Species of flowering plant in the St John's wort family

Hypericum phellos is a species of shrub or small tree in Hypericum sect. Brathys. The species is found in Colombia and Venezuela on scrubby slopes and moist woods.

==Description==

Hypericum phellos grows 0.3-4 m tall, with strict and nearly always lateral branches. The yellowish brown, four-lined stems are ancipitous when young and become terete. The internodes are 1.5-3 mm long. The sessile leaves spread from their base or are imbricate. The lamina is 4-20 mm long and 2-6 mm wide. The leaves are flat or recurved, never concave, and are thinly to thickly coriaceous. The apex of the leaf is acuminate to rounded and the base is cuneate to angusate. Leaves have three to seven diverging basal veins and obscure tertiary reticulation. The one to five flowered inflorescence is terminal, arising on short lateral shoots. The peduncles and pedicels are 1-9 mm long. The star-shaped flowers are 1.5-3 cm wide. The sepals are 4-9 mm long and 1.5-3 mm wide, each with five to seven distally branched veins. The bright yellow to occasionally orange-yellow petals are 8-15 mm long and 4-8 mm wide, about twice as large as the sepals. The forty to two-hundred stamens are, at the most, 5-8 mm long. The ovoid ovary is 2-3.5 mm long and 1.5-2 mm wide. The three styles are 6-9 mm long. The stigmas are small or subcapitate.

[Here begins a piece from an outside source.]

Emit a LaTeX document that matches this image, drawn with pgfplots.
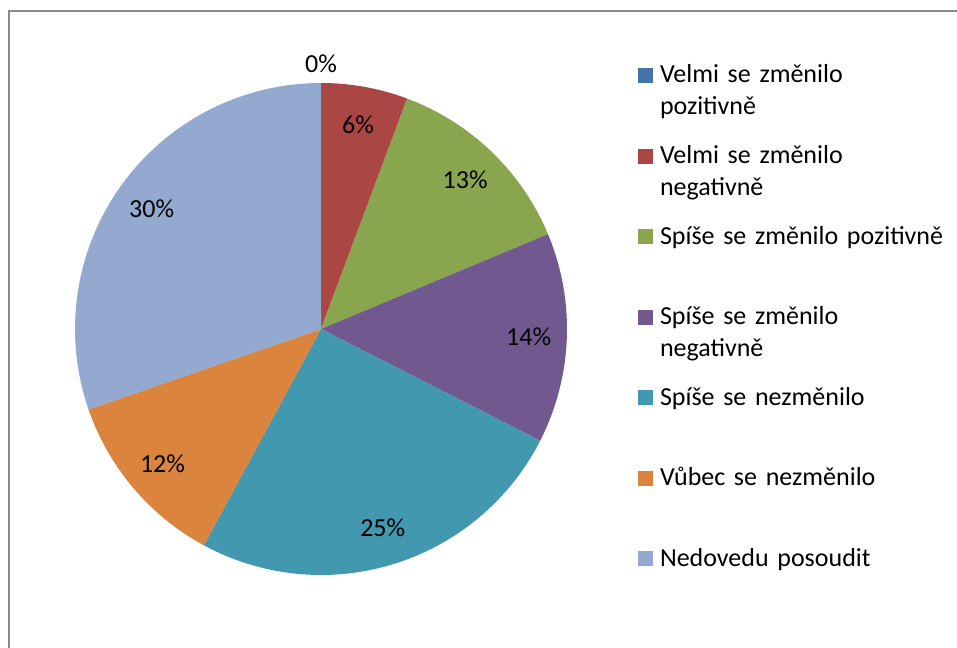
\documentclass[border=0pt]{standalone}
\usepackage{pgfplots}
\pgfplotsset{compat=1.18}
\usepackage{fontspec}
\setmainfont{Carlito}
\definecolor{cA}{HTML}{4572A7}
\definecolor{cB}{HTML}{AA4643}
\definecolor{cC}{HTML}{89A54E}
\definecolor{cD}{HTML}{71588F}
\definecolor{cE}{HTML}{4198AF}
\definecolor{cF}{HTML}{DB843D}
\definecolor{cG}{HTML}{93A9CF}
\definecolor{frame}{HTML}{8A8A8A}
% shares in percent
\def\vA{0.0}\def\vB{5.7}\def\vC{13.0}\def\vD{13.8}\def\vE{25.4}\def\vF{11.8}\def\vG{30.3}
% cumulative angles (clockwise from top)
\pgfmathsetmacro\eA{3.6*\vA}
\pgfmathsetmacro\eB{\eA+3.6*\vB}
\pgfmathsetmacro\eC{\eB+3.6*\vC}
\pgfmathsetmacro\eD{\eC+3.6*\vD}
\pgfmathsetmacro\eE{\eD+3.6*\vE}
\pgfmathsetmacro\eF{\eE+3.6*\vF}
\pgfmathsetmacro\eG{\eF+3.6*\vG}
\def\lr{0.845}
\tikzset{lbl/.style={font=\fontsize{19.5pt}{24pt}\selectfont, inner sep=0pt}}
\newcommand\pielabel[4]{% start, end, radius, value
  \pgfmathsetmacro\mid{(#1+#2)/2}%
  \pgfmathsetmacro\lx{#3*sin(\mid)}%
  \pgfmathsetmacro\ly{#3*cos(\mid)}%
  \edef\temp{\noexpand\node[lbl] at (axis cs:\lx,\ly) {\noexpand\pgfmathprintnumber[fixed,precision=0,assume math mode=true]{#4}\noexpand\%};}%
  \temp}
\begin{document}
\begin{tikzpicture}
\useasboundingbox (0pt,0pt) rectangle (717.75pt,486pt);
\draw[frame, line width=1.5pt] (6.75pt,0pt) -- (6.75pt,477.75pt) -- (717.75pt,477.75pt);
\begin{axis}[
  at={(240.75pt,239.25pt)}, anchor=center,
  width=369pt, height=369pt, scale only axis,
  xmin=-1, xmax=1, ymin=-1, ymax=1,
  hide axis, clip=false,
  legend image code/.code={\fill[#1] (0pt,0pt) rectangle (11.25pt,11.25pt);},
  legend cell align=left,
  legend style={
    at={(1.1443,1.0407)}, anchor=north west,
    draw=none, fill=none, inner sep=0pt, outer sep=0pt,
    column sep=5.25pt, row sep=0pt,
    font=\fontsize{19.5pt}{24pt}\selectfont,
    cells={anchor=base west},
    nodes={inner sep=0pt, outer sep=0pt, text width=230pt, align=left,
           text height=15pt, text depth=45.4pt},
  },
]
\addlegendimage{fill=cA, draw=none}
\addlegendentry{Velmi se změnilo\newline pozitivně}
\addplot[fill=cB, draw=none, domain=\eA:\eB, samples=40] ({sin(x)},{cos(x)}) -- (axis cs:0,0) -- cycle;
\addlegendentry{Velmi se změnilo\newline negativně}
\addplot[fill=cC, draw=none, domain=\eB:\eC, samples=60] ({sin(x)},{cos(x)}) -- (axis cs:0,0) -- cycle;
\addlegendentry{Spíše se změnilo pozitivně}
\addplot[fill=cD, draw=none, domain=\eC:\eD, samples=60] ({sin(x)},{cos(x)}) -- (axis cs:0,0) -- cycle;
\addlegendentry{Spíše se změnilo\newline negativně}
\addplot[fill=cE, draw=none, domain=\eD:\eE, samples=100] ({sin(x)},{cos(x)}) -- (axis cs:0,0) -- cycle;
\addlegendentry{Spíše se nezměnilo}
\addplot[fill=cF, draw=none, domain=\eE:\eF, samples=60] ({sin(x)},{cos(x)}) -- (axis cs:0,0) -- cycle;
\addlegendentry{Vůbec se nezměnilo}
\addplot[fill=cG, draw=none, domain=\eF:\eG, samples=100] ({sin(x)},{cos(x)}) -- (axis cs:0,0) -- cycle;
\addlegendentry{Nedovedu posoudit}
\pielabel{0}{\eA}{1.077}{\vA}
\pielabel{\eA}{\eB}{\lr}{\vB}
\pielabel{\eB}{\eC}{\lr}{\vC}
\pielabel{\eC}{\eD}{\lr}{\vD}
\pielabel{\eD}{\eE}{\lr}{\vE}
\pielabel{\eE}{\eF}{\lr}{\vF}
\pielabel{\eF}{\eG}{\lr}{\vG}
\end{axis}
\end{tikzpicture}
\end{document}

The globose capsules are 4-5.5 mm long and 3.5-5 mm wide. The seeds are about 1 mm long.

H. phellos is easily distinguished from close relatives by its corky ridges on its internodes and by its deciduous leaves. When leaves are persistent, they are either marcescent with an acute apex (var. marcescens), or broad and appressed, lacking corky emergences (subsp. platyphyllum). The other subspecies, oroqueanum, has appressed leaves that are not persistent.

==Habitat and distribution==

Hypericum phellos grows on scrubby slopes and in moist woodlands. It prefers altitudes between 2600-4200 m.

The shrub occurs in Santander, Norte de Santander, and Cesar in Colombia and in Táchira in Venezuela.